AB de Villiers’ 91 and his 122-run fourth wicket stand with David Miller (45) helped South Africa post a total of 267 for eight against Australia in the fourth one-Day International (ODI) at Melbourne on Friday.

After struggling in all three run-chases in this series, it was expected that the Proteas would look to bat and they managed so having won the toss. Both teams had made a few changes. The big surprise of them was South Africa’s decision to rest Morne Morkel. This is one venue where the visitors enjoy a good record winning all six of the previous encounters.
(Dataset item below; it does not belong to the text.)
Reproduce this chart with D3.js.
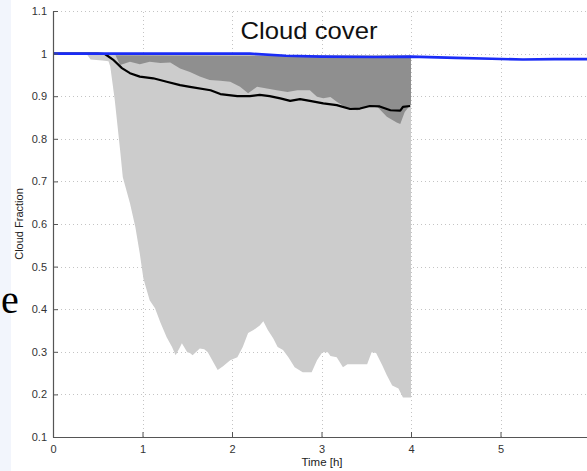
<!DOCTYPE html>
<html>
<head>
<meta charset="utf-8">
<script src="https://cdn.jsdelivr.net/npm/d3@7/dist/d3.min.js"></script>
<style>
  html, body { margin: 0; padding: 0; background: #ffffff; }
  svg { display: block; }
</style>
</head>
<body>
<svg id="chart" width="587" height="471"></svg>
<script>
// Ensemble cloud fraction over time: spread of members, inner band, mean and reference run
const xTicks = [0, 1, 2, 3, 4, 5];
const xGrid = [1, 2, 3, 4, 5, 6];
const yTicks = [0.1, 0.2, 0.3, 0.4, 0.5, 0.6, 0.7, 0.8, 0.9, 1, 1.1];
const yTickLabels = ["0.1", "0.2", "0.3", "0.4", "0.5", "0.6", "0.7", "0.8", "0.9", "1", "1.1"];

// Upper envelope of all members
const maxTime = [0.38, 1.0, 2.0, 3.0, 4.0];
const maxFrac = [0.999, 0.998, 0.997, 0.996, 0.996];

// Lower envelope of all members
const minTime = [0.38, 0.42, 0.55, 0.62, 0.64, 0.69, 0.75, 0.78, 0.86, 0.92, 0.97, 1.01, 1.08, 1.14, 1.20,
  1.27, 1.33, 1.37, 1.42, 1.44, 1.50, 1.53, 1.56, 1.64, 1.69, 1.73, 1.79, 1.84, 1.90, 1.98, 2.06, 2.12,
  2.18, 2.24, 2.31, 2.35, 2.40, 2.46, 2.51, 2.57, 2.63, 2.70, 2.79, 2.89, 2.95, 3.01, 3.07, 3.10, 3.17,
  3.24, 3.29, 3.51, 3.56, 3.61, 3.68, 3.73, 3.79, 3.86, 3.91, 4.0];
const minFrac = [0.998, 0.986, 0.984, 0.982, 0.970, 0.891, 0.773, 0.710, 0.649, 0.593, 0.530, 0.472, 0.421,
  0.402, 0.369, 0.334, 0.311, 0.292, 0.311, 0.320, 0.299, 0.297, 0.292, 0.308, 0.306, 0.299, 0.276, 0.257,
  0.266, 0.280, 0.287, 0.311, 0.344, 0.351, 0.362, 0.372, 0.351, 0.332, 0.311, 0.304, 0.287, 0.264, 0.252,
  0.252, 0.280, 0.299, 0.299, 0.290, 0.287, 0.264, 0.271, 0.271, 0.299, 0.297, 0.268, 0.245, 0.221, 0.214,
  0.193, 0.193];

// Inner band (upper and lower bound)
const bandTime = [0.70, 0.75, 0.86, 0.97, 1.08, 1.20, 1.31, 1.42, 1.53, 1.64, 1.75, 1.87, 1.98, 2.09, 2.18,
  2.28, 2.39, 2.50, 2.62, 2.73, 2.87, 2.95, 3.02, 3.10, 3.17, 3.29, 3.40, 3.51, 3.62, 3.73, 3.84, 3.88,
  3.93, 3.99, 4.0];
const bandLow = [0.995, 0.973, 0.981, 0.975, 0.981, 0.978, 0.979, 0.965, 0.957, 0.946, 0.938, 0.936, 0.934,
  0.922, 0.907, 0.922, 0.918, 0.914, 0.910, 0.914, 0.914, 0.899, 0.895, 0.898, 0.887, 0.871, 0.867, 0.875,
  0.876, 0.852, 0.838, 0.835, 0.863, 0.879, 0.880];
const bandHighTime = [0.70, 2.0, 4.0];
const bandHigh = [0.996, 0.995, 0.995];

// Ensemble mean
const meanTime = [0, 0.5, 0.58, 0.67, 0.77, 0.86, 0.97, 1.12, 1.27, 1.42, 1.53, 1.76, 1.87, 2.06, 2.20, 2.31,
  2.42, 2.54, 2.65, 2.76, 2.87, 3.02, 3.17, 3.32, 3.43, 3.54, 3.65, 3.77, 3.88, 3.91, 3.99];
const meanFrac = [1.0, 1.0, 0.999, 0.986, 0.966, 0.954, 0.946, 0.942, 0.934, 0.926, 0.922, 0.914, 0.905,
  0.900, 0.900, 0.903, 0.900, 0.895, 0.889, 0.893, 0.889, 0.883, 0.879, 0.870, 0.871, 0.877, 0.876, 0.867,
  0.866, 0.875, 0.877];

// Reference run
const refTime = [0, 1.0, 2.2, 2.6, 3.0, 3.6, 4.0, 4.5, 4.9, 5.25, 5.6, 6.0];
const refFrac = [1.0, 1.0, 1.0, 0.995, 0.993, 0.992, 0.993, 0.990, 0.988, 0.986, 0.987, 0.987];

const zip = (ts, vs) => ts.map((t, i) => [t, vs[i]]);

const SANS = "'Liberation Sans', Arial, Helvetica, sans-serif";
const SERIF = "'Liberation Serif', 'Times New Roman', serif";

const svg = d3.select("#chart");
const W = 587, H = 471;

// slide backdrop strip on the left edge
svg.append("rect").attr("x", 0).attr("y", 0).attr("width", 11).attr("height", H).attr("fill", "#f2f5fc");

const x = d3.scaleLinear().domain([0, 6]).range([53, 590]);
const y = d3.scaleLinear().domain([0.1, 1.1]).range([437, 11]);

const clipId = "plotClip";
svg.append("defs").append("clipPath").attr("id", clipId)
  .append("rect").attr("x", 53).attr("y", 0).attr("width", 540).attr("height", 437);

// dotted grid
const grid = svg.append("g").attr("stroke", "#c4c4c4").attr("stroke-width", 1)
  .attr("stroke-dasharray", "1,3");
yTicks.slice(1).forEach(v => {
  grid.append("line").attr("x1", x(0)).attr("x2", x(6)).attr("y1", Math.round(y(v)) + 0.5).attr("y2", Math.round(y(v)) + 0.5);
});
xGrid.forEach(t => {
  grid.append("line").attr("x1", Math.round(x(t)) + 0.5).attr("x2", Math.round(x(t)) + 0.5).attr("y1", y(0.1)).attr("y2", y(1.1));
});

const line = d3.line().x(d => x(d[0])).y(d => y(d[1]));

// closed region between an upper and a lower curve
function band(upper, lower) {
  const pts = upper.concat(lower.slice().reverse());
  return line(pts) + "Z";
}

const plot = svg.append("g").attr("clip-path", `url(#${clipId})`);

plot.append("path")
  .attr("d", band(zip(maxTime, maxFrac), zip(minTime, minFrac)))
  .attr("fill", "#cccccc");

plot.append("path")
  .attr("d", band(zip(bandHighTime, bandHigh), zip(bandTime, bandLow)))
  .attr("fill", "#8f8f8f");

plot.append("path")
  .datum(zip(meanTime, meanFrac))
  .attr("d", line)
  .attr("fill", "none").attr("stroke", "#000").attr("stroke-width", 2.2)
  .attr("stroke-linejoin", "round");

plot.append("path")
  .datum(zip(refTime, refFrac))
  .attr("d", line)
  .attr("fill", "none").attr("stroke", "#1a2cf6").attr("stroke-width", 2.6)
  .attr("stroke-linejoin", "round");

// axes
const yAxis = d3.axisLeft(y).tickValues(yTicks).tickSizeInner(-5).tickSizeOuter(0)
  .tickPadding(6).tickFormat((d, i) => yTickLabels[i]);
const gy = svg.append("g").attr("transform", "translate(53,0)").call(yAxis);

const xAxis = d3.axisBottom(x).tickValues(xTicks).tickSizeInner(-5).tickSizeOuter(0)
  .tickPadding(8).tickFormat(d3.format("d"));
const gx = svg.append("g").attr("transform", "translate(0,437)").call(xAxis);
gx.select(".domain").attr("d", `M${x(0)},0.5H${W}`);

[gy, gx].forEach(g => {
  g.select(".domain").attr("stroke", "#555").attr("stroke-width", 1.2);
  g.selectAll(".tick line").attr("stroke", "#555");
  g.selectAll(".tick text").attr("fill", "#333").attr("font-size", 11)
    .style("font-family", SANS);
});

// titles
svg.append("text").attr("x", 309).attr("y", 39).attr("text-anchor", "middle")
  .style("font-family", SANS).attr("font-size", 24)
  .attr("textLength", 137).attr("lengthAdjust", "spacingAndGlyphs")
  .attr("fill", "#111").text("Cloud cover");

svg.append("text").attr("x", 322).attr("y", 466).attr("text-anchor", "middle")
  .style("font-family", SANS).attr("font-size", 11.5).attr("fill", "#222").text("Time [h]");

svg.append("text").attr("transform", "translate(23,224) rotate(-90)").attr("text-anchor", "middle")
  .style("font-family", SANS).attr("font-size", 11).attr("fill", "#222").text("Cloud Fraction");

// fragment of the surrounding slide text
svg.append("text").attr("x", 1).attr("y", 313).attr("text-anchor", "start")
  .style("font-family", SERIF).attr("font-size", 40).attr("fill", "#000").text("e");
</script>
</body>
</html>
South Africans squandered an opportunity to put up a solid start by gifting their wickets away. Hashim Amla pulled Nathan Coulter-Nile straight to short mid-wicket to bring a pre-mature end to his fluent innings. Australia suffered a blow soon as the pacer walked back with a hamstring injury which later turned out to be serious and he was ruled out of the ongoing match.

Glenn Maxwell was brought in early to fill in the overs and he stood upto the task restricting the flow of runs. The Proteas added more pressure on themselves with Quinton de Kock playing a silly shot to give simple caught-behind. Faf departed after a solid 28. De Villiers and David Miller were left to do the rebuilding job.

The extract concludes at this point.